Monday, May 14, 2012

The story you're about to read is embellished; but the fundamental depression is accurate.

You know how you can be watching some kind of televised program, be it live, or re-run, or DVD or whatever, and your enjoyment is interrupted by somebody coming into the room and offering unwanted commentary?

Yeah.

So, I'm watching one of my favorite secret pleasures; that being, a couple of old episodes of MONTY PYTHON'S FLYING CIRCUS.  And even though I've seen them thousands of times (those episodes got me through grad school), I still snicker at some of the lovely lunacy.

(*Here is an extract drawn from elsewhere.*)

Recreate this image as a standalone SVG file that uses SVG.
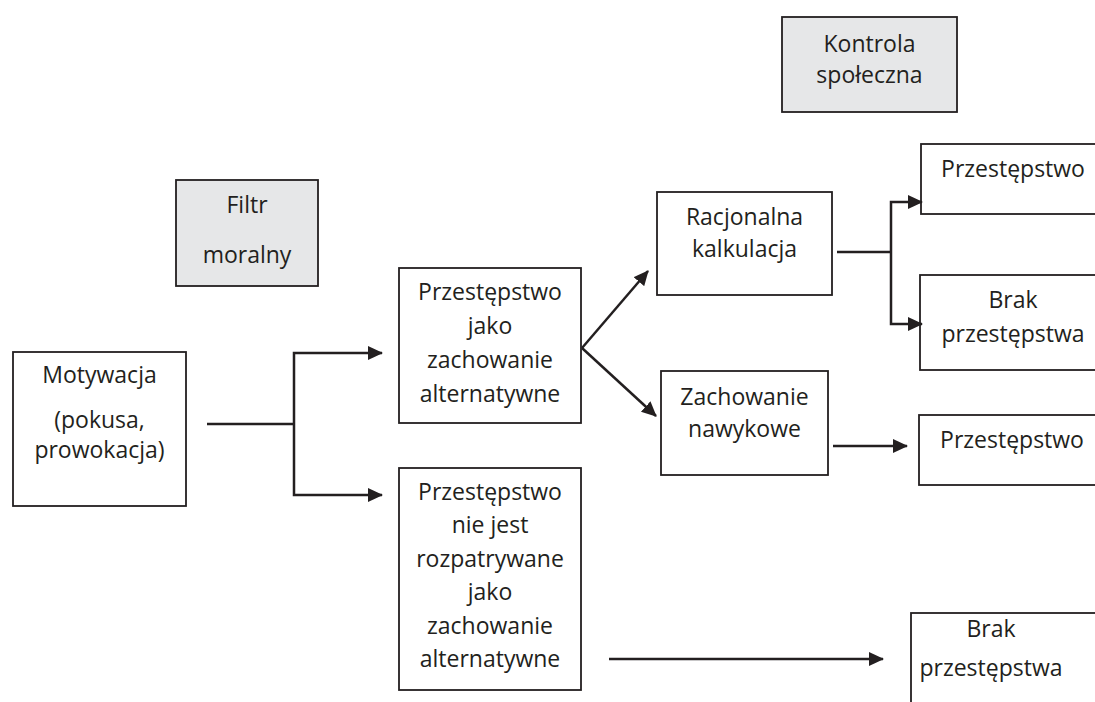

Enter the villain of the piece; a young man with no practical experience.

"That's stupid."

No experience, no resume to point to, and if he stays in the room for very much longer, no head.  Seriously, I have a bowling bag with his name on it.

"So, " I ask, "What do you find funny?"

"I like the real stuff."

"Such as?"

"Those JACKASS guys are pretty funny."

(Now, mentally picture me sharpening my head-collecting knife with slow precision, eyeing him for the perfect angle at which to strike.)

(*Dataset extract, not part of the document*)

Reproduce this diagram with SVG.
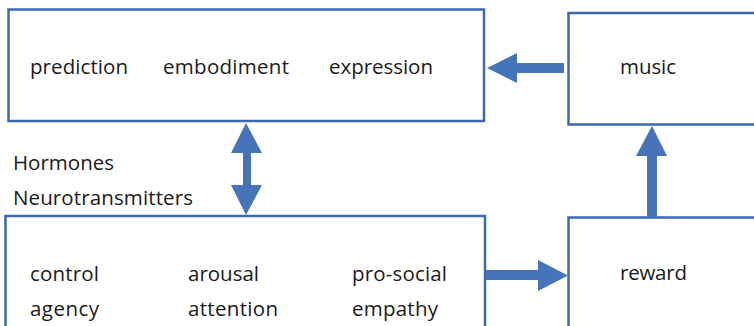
<svg xmlns="http://www.w3.org/2000/svg" width="754" height="326" viewBox="0 0 754 326">
<style>
.box{fill:#fff;stroke:#3C68B2;stroke-width:2.5}
.t{font-family:"Open Sans","Liberation Sans",sans-serif;font-size:20.5px;fill:#1a1a1a}
.arr{fill:#4673BA}
</style>
<rect width="754" height="326" fill="#fff"/>
<g id="node-top">
<rect class="box" x="8.5" y="9.5" width="475.5" height="111.5"/>
<text class="t" x="30" y="74" textLength="98">prediction</text>
<text class="t" x="163" y="74" textLength="126">embodiment</text>
<text class="t" x="329" y="74" textLength="104">expression</text>
</g>
<g id="node-music">
<rect class="box" x="568.5" y="13" width="200" height="111.5"/>
<text class="t" x="620" y="74" textLength="56">music</text>
</g>
<g id="node-bottom">
<rect class="box" x="5.5" y="216" width="479.5" height="130"/>
<text class="t" x="30" y="281" textLength="69">control</text>
<text class="t" x="188" y="281" textLength="71">arousal</text>
<text class="t" x="352" y="281" textLength="95">pro-social</text>
<text class="t" x="30" y="316" textLength="69">agency</text>
<text class="t" x="188" y="316" textLength="90">attention</text>
<text class="t" x="352" y="316" textLength="86">empathy</text>
</g>
<g id="node-reward">
<rect class="box" x="568.5" y="217.5" width="200" height="130"/>
<text class="t" x="620" y="280" textLength="67">reward</text>
</g>
<g id="label-hormones">
<text class="t" x="13" y="170" textLength="101">Hormones</text>
<text class="t" x="13" y="205" textLength="180">Neurotransmitters</text>
</g>
<g id="connectors">
<polygon class="arr" points="564,63 517,63 517,53 487,68 517,83 517,73 564,73"/>
<polygon class="arr" points="246,123 262,153 251,153 251,185 262,185 246,215 231,185 243,185 243,153 231,153"/>
<polygon class="arr" points="486,270 538,270 538,260 568,275.5 538,291 538,280 486,280"/>
<polygon class="arr" points="647,217 647,156 636,156 652,126 667,156 657,156 657,217"/>
</g>
</svg>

"Uh huh."  Is all I can manage.

"Well, it's funnier than a bunch of men in dresses, talking with stupid accents and hitting each other with their purses."

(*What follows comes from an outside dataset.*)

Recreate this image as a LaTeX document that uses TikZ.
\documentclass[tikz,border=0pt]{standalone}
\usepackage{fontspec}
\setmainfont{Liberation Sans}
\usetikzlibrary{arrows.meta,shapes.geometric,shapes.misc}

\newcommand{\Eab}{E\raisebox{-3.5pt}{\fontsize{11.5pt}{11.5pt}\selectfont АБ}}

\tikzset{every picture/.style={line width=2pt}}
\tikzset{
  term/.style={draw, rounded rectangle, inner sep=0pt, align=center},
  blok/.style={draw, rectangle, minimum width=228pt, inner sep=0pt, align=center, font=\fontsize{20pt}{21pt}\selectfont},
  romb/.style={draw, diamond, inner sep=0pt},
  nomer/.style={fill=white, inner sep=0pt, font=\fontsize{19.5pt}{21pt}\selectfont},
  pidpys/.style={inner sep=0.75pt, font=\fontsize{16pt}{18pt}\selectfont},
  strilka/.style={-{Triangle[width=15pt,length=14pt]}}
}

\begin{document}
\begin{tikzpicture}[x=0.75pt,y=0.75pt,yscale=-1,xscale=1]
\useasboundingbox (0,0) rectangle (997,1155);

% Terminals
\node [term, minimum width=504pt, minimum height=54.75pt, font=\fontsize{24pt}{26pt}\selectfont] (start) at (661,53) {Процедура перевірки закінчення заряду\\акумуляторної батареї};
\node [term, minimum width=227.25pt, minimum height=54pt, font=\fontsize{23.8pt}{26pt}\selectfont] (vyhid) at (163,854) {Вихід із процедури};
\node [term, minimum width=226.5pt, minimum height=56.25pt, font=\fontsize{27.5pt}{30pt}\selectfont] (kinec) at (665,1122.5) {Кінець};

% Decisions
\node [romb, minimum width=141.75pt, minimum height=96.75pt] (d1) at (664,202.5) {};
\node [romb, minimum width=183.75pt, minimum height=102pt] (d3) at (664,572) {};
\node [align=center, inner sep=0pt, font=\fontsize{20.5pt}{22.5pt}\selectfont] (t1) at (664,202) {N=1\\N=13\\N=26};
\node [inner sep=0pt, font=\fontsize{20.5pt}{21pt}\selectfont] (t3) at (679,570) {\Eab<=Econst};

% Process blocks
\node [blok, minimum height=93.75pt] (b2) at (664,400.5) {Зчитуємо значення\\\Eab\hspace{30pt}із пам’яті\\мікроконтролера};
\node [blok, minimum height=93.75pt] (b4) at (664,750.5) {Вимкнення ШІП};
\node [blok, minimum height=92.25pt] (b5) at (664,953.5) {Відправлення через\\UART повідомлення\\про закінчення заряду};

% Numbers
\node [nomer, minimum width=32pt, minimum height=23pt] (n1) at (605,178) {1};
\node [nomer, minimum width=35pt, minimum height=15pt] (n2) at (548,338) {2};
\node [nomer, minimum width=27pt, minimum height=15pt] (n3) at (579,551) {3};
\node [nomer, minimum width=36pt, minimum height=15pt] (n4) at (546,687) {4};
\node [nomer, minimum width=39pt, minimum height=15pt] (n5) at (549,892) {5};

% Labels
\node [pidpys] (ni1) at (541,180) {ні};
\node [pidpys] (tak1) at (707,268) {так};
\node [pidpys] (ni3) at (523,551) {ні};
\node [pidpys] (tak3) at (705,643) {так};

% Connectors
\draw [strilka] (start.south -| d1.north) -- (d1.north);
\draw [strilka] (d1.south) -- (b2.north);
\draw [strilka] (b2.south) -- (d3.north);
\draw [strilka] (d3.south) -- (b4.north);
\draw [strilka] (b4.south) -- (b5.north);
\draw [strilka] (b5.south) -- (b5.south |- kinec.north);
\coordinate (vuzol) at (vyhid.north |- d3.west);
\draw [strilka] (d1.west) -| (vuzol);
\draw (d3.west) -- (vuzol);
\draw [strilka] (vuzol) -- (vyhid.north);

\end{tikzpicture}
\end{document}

"Well, they're recreating the Charge of the Light Brigade."

"The what?"

(Yup.  It will be a public service to put this kid's head in a bag, but I'm not going to waste a perfectly good bowling bag on him....I'm thinking just one of those plastic bags I get at Walmart.)

"And what's funny about the JACKASS guys?"

"They do stuff."

"I've seen them.  It seems that they're committed to injuring themselves and others."

"Yeah.  That's funny."

He then leaves the room, and I let him go.  He's somebody's son, somebody's brother.  I can't take his head.  I'm far too depressed.

I am changing my name to Raymond Luxury-Yacht.

It's spelled "Luxury-Yacht", but it's pronounced, "Throatwarbler-Mangrove."

Good night.

2 comments:

Steve Gans said...

"There's no pleasing some people." - Jesus

Misti Ridiculous said...

Ohhhhhhhhhhhmylanta.

It's times like that that I count on my fingers and toes the only people I really like. And feel sorry for the rest of the world.